Deutschland hatte in den letzten 60 Jahren viel nachzudenken. Die Katastrophe des Dritten Reiches und die Einsicht in das eigene Versagen haben nicht nur Literatur und Publizistik beschäftigt, sondern sicher in jeder Familie zum Nachdenken geführt. Die Ruinen der Städte haben diese Auseinandersetzung wach gehalten. Durch dieses Nachdenken über sich selbst sind wir Deutschen, so scheint es mir zumindest, heute ein sehr reflektiertes Volk geworden. Plumpe, platte und primitive Antworten sind uns fremd geworden, bei Pathos werden wir misstrauisch und unser Patriotismus ist ein sehr überlegter. Aber wir sind wieder Patrioten! Wir sind stolz auf unser Land. Nach den Irrungen und Wirrungen von Kommunismus im Osten und 68er-Revolte im Westen sind wir wieder Bildungsbürger und genießen Wagner, Mozart und Beethoven ebenso wie Goethe, Schiller und Brecht. Es wird wieder auf die deutsche Sprache geachtet, der Genitiv ist gerettet und „Denglisch“ und andere Sprachpfuscherei disqualifizieren. In den Schulen wird Leistung gefordert, die Kopfnoten sind zurück, die Ballettschulen haben volle Klassen mit ehrgeizigen kleinen Mädchen und die Klavierlehrerinnen Wartelisten. Uwe Tellkamp beschrieb ein Bildungsbürgertum, das anachronistisch wirkte, weil es etwas aufrecht erhielt, was doch irgendwie überholt schien. Wie überholt sind heute die damals als modern angesehenen Lebensentwürfe angesichts unserer Neuen Bürgerlichkeit.
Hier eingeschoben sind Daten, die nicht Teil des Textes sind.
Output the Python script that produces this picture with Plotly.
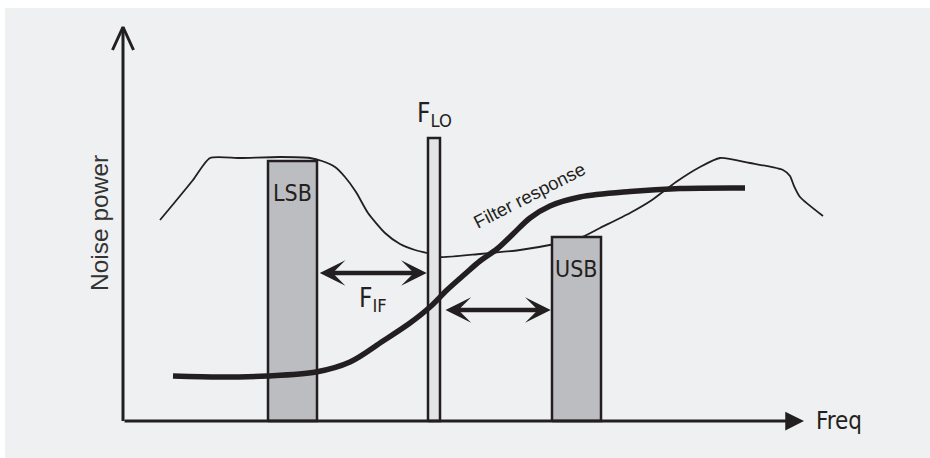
import plotly.graph_objects as go

# ---------------- data (arbitrary frequency / power units) ----------------
noise_freq = [37, 52, 70, 87, 117, 157, 187, 199, 212, 222, 233, 245, 262, 277, 292, 304,
              317, 357, 397, 432, 457, 477, 507, 529, 553, 577, 597, 627, 660, 667, 671, 677, 700]
noise_power = [201, 219, 241, 263, 263, 264, 263, 260, 254, 244, 229, 208, 188, 177, 171, 168,
               164, 167, 171, 177, 183, 193, 208, 221, 239, 254, 263, 258, 251, 245, 235, 224, 205]

filter_freq = [50, 97, 144, 193, 227, 260, 287, 307, 324, 342, 357, 374, 390, 407, 427, 457, 507, 557, 622]
filter_resp = [45, 44, 45, 49, 59, 80, 98, 114, 131, 147, 160, 172, 187, 203, 215, 224, 229.5, 232.5, 233]

band_names = ["LSB", "F<sub>LO</sub>", "USB"]
band_left = [145, 305, 429]
band_right = [194, 317, 478]
band_power = [260, 283, 184]

freq_axis_max = 681
power_axis_max = 394

# ---------------- style ----------------
INK = "#231f20"
PANEL = "#eff0f2"
BAND_FILL = ["#bcbdc0", "#e3e4e6", "#bcbdc0"]
NARROW = "Liberation Sans Narrow, Arial Narrow, DejaVu Sans Condensed, sans-serif"
SANS = "Liberation Sans, Arial, Helvetica, sans-serif"

fig = go.Figure()

# thin noise-power curve (behind the bands)
fig.add_trace(go.Scatter(x=noise_freq, y=noise_power, mode="lines",
                         line=dict(color=INK, width=1.8, shape="spline", smoothing=0.6),
                         hoverinfo="skip"))

# bands
for i, name in enumerate(band_names):
    l, r, t = band_left[i], band_right[i], band_power[i]
    fig.add_trace(go.Scatter(x=[l, l, r, r, l], y=[0, t, t, 0, 0], mode="lines",
                             fill="toself", fillcolor=BAND_FILL[i],
                             line=dict(color=INK, width=2.5), hoverinfo="skip"))

# thick filter-response curve
fig.add_trace(go.Scatter(x=filter_freq, y=filter_resp, mode="lines",
                         line=dict(color=INK, width=5.5, shape="spline", smoothing=0.9),
                         hoverinfo="skip"))

# y axis with open arrow head
head_w, head_l = 10.5, 23
fig.add_trace(go.Scatter(x=[0, 0, None, -head_w, 0, head_w],
                         y=[0, power_axis_max, None, power_axis_max - head_l, power_axis_max, power_axis_max - head_l],
                         mode="lines", line=dict(color=INK, width=3), hoverinfo="skip"))

annotations = []
# x axis with filled arrow head
annotations.append(dict(x=freq_axis_max, y=0, ax=0, ay=0, xref="x", yref="y", axref="x", ayref="y",
                        showarrow=True, arrowhead=2, arrowsize=1.25, arrowwidth=3, arrowcolor=INK,
                        standoff=0, text=""))

# IF arrows between bands
half = 1.25
arrow_levels = [148, 111]
arrow_spans = [(band_right[0] + half, band_left[1] - half), (band_right[1] + 4, band_left[2] - half)]
for (x0, x1), yl in zip(arrow_spans, arrow_levels):
    annotations.append(dict(x=x1, y=yl, ax=x0, ay=yl, xref="x", yref="y", axref="x", ayref="y",
                            showarrow=True, arrowhead=3, startarrowhead=3, arrowside="end+start",
                            arrowsize=0.95, startarrowsize=0.95, arrowwidth=4.5, arrowcolor=INK,
                            standoff=0, startstandoff=0, text=""))

# band labels
for i in (0, 2):
    annotations.append(dict(x=(band_left[i] + band_right[i]) / 2, y=band_power[i] - 32,
                            text=band_names[i], showarrow=False, xanchor="center", yanchor="middle",
                            font=dict(family=NARROW, size=23, color=INK)))
annotations.append(dict(x=(band_left[1] + band_right[1]) / 2, y=band_power[1] + 24,
                        text="F<sub>LO</sub>", showarrow=False, xanchor="center", yanchor="middle",
                        font=dict(family=NARROW, size=26, color=INK)))
annotations.append(dict(x=250, y=122, text="F<sub>IF</sub>", showarrow=False,
                        xanchor="center", yanchor="middle",
                        font=dict(family=NARROW, size=26, color=INK)))
annotations.append(dict(x=406, y=226, text="Filter response", showarrow=False, textangle=-27,
                        xanchor="center", yanchor="middle",
                        font=dict(family=SANS, size=18.5, color=INK)))
annotations.append(dict(x=freq_axis_max + 10, y=0, text="Freq", showarrow=False,
                        xanchor="left", yanchor="middle",
                        font=dict(family=NARROW, size=24, color=INK)))
annotations.append(dict(x=-24, y=198, text="Noise power", showarrow=False, textangle=-90,
                        xanchor="center", yanchor="middle",
                        font=dict(family=SANS, size=24.5, color="#333333")))

fig.update_layout(
    width=930, height=458,
    margin=dict(l=5, r=0, t=8, b=0),
    paper_bgcolor="white", plot_bgcolor=PANEL,
    showlegend=False,
    xaxis=dict(range=[-118, 807], visible=False, fixedrange=True),
    yaxis=dict(range=[-37, 413], visible=False, fixedrange=True),
    annotations=annotations,
)

fig.write_html("out.html", config={"displayModeBar": False},
               post_script="document.body.style.margin='0px';document.body.style.overflow='hidden';")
Wenn wir ein gelungenes Beispiel für dieses reife und reflektierte Deutschland suchen, dann ist es Dresden. Zerstört, hinter dem Eisernen Vorhang verschwunden, mit mühsam aufrecht erhaltenen Traditionen, die nun von einer neuen Generation aufgegriffen und interpretiert werden und dadurch ganz neu zur Geltung kommen, obwohl es doch immer noch dieselben sind. Und die wirtschaftlich zum Erfolg führen, die zur Teilnahme an der Globalisierung mit ihren Chancen befähigen. Wir sprechen heute von der „Berliner Republik“, obwohl die Hauptstadt mit ihren Schulden, ihrer Kriminalität, ihren Integrationsdefiziten, ihrer wirtschaftlichen Impotenz und ihren miserablen Schulen wahrlich kein gutes Beispiel abgibt. Aber es ist nun einmal die Hauptstadt. Auch wenn mir „Dresdner Republik“ besser gefallen würde.